DATA PROVIDED

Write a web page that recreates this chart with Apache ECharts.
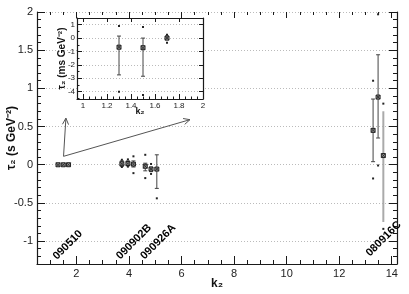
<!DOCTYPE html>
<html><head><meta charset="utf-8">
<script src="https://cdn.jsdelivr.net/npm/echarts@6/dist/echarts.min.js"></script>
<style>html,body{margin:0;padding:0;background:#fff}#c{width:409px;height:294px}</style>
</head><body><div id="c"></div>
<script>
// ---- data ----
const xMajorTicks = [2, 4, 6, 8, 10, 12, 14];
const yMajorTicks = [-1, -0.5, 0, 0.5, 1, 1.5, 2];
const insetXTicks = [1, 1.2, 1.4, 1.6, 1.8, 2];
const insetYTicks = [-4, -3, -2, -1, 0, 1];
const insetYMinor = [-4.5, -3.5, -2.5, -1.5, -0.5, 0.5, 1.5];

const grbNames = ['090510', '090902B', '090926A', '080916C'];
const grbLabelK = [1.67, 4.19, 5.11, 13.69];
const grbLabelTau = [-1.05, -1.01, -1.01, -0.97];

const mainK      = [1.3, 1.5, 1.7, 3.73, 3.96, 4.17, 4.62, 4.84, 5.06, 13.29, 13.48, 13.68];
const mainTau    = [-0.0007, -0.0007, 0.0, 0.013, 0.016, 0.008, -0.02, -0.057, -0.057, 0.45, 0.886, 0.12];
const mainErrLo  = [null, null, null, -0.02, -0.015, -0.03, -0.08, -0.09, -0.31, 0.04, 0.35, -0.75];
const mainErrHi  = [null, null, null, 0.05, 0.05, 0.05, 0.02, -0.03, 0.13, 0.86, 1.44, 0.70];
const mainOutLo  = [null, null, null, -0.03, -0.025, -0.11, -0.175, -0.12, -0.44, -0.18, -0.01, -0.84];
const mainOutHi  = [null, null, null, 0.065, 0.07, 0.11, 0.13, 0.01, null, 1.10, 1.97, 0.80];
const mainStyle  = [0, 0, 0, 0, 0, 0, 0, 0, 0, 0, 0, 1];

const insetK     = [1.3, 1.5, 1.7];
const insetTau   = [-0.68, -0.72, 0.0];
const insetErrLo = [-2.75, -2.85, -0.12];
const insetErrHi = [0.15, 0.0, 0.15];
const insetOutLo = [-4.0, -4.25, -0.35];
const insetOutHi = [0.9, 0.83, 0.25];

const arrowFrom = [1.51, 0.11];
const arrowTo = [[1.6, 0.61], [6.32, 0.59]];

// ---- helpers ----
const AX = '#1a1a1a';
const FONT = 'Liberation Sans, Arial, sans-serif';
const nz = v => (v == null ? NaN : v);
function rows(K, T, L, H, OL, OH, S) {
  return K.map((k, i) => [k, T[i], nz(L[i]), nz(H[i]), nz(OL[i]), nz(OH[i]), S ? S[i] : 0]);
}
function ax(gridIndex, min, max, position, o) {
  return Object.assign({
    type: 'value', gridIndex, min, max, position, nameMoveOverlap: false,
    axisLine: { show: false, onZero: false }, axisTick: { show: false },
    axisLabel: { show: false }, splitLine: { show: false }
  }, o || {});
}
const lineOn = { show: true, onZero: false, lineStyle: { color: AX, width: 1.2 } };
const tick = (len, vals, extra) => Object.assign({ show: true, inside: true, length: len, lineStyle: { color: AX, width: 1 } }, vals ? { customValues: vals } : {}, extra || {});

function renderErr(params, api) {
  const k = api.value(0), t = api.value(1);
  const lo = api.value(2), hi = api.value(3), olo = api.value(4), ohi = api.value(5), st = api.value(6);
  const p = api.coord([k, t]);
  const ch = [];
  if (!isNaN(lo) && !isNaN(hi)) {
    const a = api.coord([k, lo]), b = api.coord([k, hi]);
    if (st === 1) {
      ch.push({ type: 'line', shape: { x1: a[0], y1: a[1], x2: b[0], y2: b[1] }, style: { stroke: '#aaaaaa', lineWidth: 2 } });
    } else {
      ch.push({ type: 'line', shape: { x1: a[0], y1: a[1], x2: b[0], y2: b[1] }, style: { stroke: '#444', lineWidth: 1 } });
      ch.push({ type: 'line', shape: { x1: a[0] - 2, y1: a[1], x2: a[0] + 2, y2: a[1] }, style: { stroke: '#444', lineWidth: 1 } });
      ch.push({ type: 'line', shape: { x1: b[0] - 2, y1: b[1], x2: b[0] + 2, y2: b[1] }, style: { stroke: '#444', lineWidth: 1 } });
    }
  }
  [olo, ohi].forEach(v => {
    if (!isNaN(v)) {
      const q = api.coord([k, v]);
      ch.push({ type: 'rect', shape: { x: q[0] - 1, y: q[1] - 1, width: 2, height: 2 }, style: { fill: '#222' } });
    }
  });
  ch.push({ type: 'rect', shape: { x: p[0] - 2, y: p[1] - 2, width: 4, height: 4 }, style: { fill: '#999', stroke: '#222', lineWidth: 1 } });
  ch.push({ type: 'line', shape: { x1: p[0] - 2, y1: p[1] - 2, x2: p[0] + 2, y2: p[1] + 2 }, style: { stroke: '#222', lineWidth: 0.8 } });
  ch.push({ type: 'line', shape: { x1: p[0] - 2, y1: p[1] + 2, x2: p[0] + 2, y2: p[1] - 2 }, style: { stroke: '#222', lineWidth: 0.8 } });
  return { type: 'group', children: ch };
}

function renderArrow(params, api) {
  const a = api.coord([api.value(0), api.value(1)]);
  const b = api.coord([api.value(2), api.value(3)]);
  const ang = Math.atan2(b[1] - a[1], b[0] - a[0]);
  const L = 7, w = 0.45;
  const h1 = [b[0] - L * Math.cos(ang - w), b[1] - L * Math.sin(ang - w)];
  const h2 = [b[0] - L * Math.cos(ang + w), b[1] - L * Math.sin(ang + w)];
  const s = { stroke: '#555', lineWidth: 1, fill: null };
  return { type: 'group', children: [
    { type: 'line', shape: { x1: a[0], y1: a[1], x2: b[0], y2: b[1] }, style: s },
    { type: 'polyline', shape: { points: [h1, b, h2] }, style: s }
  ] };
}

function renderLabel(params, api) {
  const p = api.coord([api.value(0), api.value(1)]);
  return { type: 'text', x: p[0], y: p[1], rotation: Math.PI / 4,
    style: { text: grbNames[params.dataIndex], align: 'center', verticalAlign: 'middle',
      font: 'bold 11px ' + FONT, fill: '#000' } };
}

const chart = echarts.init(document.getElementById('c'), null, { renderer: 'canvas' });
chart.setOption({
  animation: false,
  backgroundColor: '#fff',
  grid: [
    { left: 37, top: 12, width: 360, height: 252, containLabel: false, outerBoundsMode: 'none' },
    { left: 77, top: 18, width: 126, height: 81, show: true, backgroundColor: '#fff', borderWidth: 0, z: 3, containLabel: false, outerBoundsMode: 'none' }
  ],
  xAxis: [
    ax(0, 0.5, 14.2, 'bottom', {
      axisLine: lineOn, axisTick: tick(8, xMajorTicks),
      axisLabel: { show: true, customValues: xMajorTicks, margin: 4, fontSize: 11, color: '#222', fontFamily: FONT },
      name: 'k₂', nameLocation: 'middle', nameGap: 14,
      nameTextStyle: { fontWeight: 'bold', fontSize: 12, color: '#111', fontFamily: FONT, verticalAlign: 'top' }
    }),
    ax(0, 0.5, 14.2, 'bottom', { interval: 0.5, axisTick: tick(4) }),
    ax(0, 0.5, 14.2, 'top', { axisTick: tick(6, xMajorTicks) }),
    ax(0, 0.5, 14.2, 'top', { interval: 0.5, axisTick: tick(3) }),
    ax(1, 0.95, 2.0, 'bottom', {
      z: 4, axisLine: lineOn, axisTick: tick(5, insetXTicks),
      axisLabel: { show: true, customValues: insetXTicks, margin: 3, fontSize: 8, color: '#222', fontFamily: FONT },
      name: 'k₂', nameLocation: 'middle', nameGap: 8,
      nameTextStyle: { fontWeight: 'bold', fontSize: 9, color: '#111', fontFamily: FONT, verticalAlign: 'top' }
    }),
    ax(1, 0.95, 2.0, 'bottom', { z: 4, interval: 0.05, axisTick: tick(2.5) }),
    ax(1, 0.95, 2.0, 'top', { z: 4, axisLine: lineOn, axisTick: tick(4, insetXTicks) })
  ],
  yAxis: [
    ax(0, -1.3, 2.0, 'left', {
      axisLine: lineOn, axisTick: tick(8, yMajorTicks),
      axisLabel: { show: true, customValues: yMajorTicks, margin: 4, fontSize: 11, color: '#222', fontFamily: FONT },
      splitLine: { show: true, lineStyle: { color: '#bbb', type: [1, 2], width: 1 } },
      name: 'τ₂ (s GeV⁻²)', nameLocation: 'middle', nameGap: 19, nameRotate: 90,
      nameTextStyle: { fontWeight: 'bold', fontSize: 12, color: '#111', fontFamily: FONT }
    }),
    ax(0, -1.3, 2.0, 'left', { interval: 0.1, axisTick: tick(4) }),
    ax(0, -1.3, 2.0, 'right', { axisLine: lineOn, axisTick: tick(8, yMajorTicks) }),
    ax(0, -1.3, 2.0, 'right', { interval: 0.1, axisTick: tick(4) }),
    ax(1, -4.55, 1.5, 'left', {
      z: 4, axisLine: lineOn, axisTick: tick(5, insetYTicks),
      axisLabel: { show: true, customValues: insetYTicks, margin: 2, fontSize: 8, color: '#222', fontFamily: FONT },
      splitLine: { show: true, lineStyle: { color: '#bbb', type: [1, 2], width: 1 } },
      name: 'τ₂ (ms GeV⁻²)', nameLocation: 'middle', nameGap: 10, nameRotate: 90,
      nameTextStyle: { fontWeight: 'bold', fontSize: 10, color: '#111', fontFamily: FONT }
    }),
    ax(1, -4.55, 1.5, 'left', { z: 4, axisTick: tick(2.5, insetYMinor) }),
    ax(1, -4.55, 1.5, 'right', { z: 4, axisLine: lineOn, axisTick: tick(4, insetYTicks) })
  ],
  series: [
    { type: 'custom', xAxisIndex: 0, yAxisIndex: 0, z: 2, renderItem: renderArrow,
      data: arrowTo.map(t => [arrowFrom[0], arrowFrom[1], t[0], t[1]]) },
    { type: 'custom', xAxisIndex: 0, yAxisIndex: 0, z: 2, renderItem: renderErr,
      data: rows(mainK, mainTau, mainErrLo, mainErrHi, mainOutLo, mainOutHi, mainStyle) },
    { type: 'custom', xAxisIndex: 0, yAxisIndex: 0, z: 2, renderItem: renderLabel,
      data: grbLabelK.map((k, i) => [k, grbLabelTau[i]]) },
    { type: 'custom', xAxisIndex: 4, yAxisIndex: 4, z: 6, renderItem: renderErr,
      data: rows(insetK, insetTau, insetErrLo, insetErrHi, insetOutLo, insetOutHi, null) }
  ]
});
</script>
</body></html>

STATED TASK
Begin at the first line of the data above and repeat each line exactly, stopping after the line containing "const grbLabelTau = [-1.05, -1.01, -1.01, -0.97];". Omit the pictures.

TASK RESULT
Write a web page that recreates this chart with Apache ECharts.
<!DOCTYPE html>
<html><head><meta charset="utf-8">
<script src="https://cdn.jsdelivr.net/npm/echarts@6/dist/echarts.min.js"></script>
<style>html,body{margin:0;padding:0;background:#fff}#c{width:409px;height:294px}</style>
</head><body><div id="c"></div>
<script>
// ---- data ----
const xMajorTicks = [2, 4, 6, 8, 10, 12, 14];
const yMajorTicks = [-1, -0.5, 0, 0.5, 1, 1.5, 2];
const insetXTicks = [1, 1.2, 1.4, 1.6, 1.8, 2];
const insetYTicks = [-4, -3, -2, -1, 0, 1];
const insetYMinor = [-4.5, -3.5, -2.5, -1.5, -0.5, 0.5, 1.5];

const grbNames = ['090510', '090902B', '090926A', '080916C'];
const grbLabelK = [1.67, 4.19, 5.11, 13.69];
const grbLabelTau = [-1.05, -1.01, -1.01, -0.97];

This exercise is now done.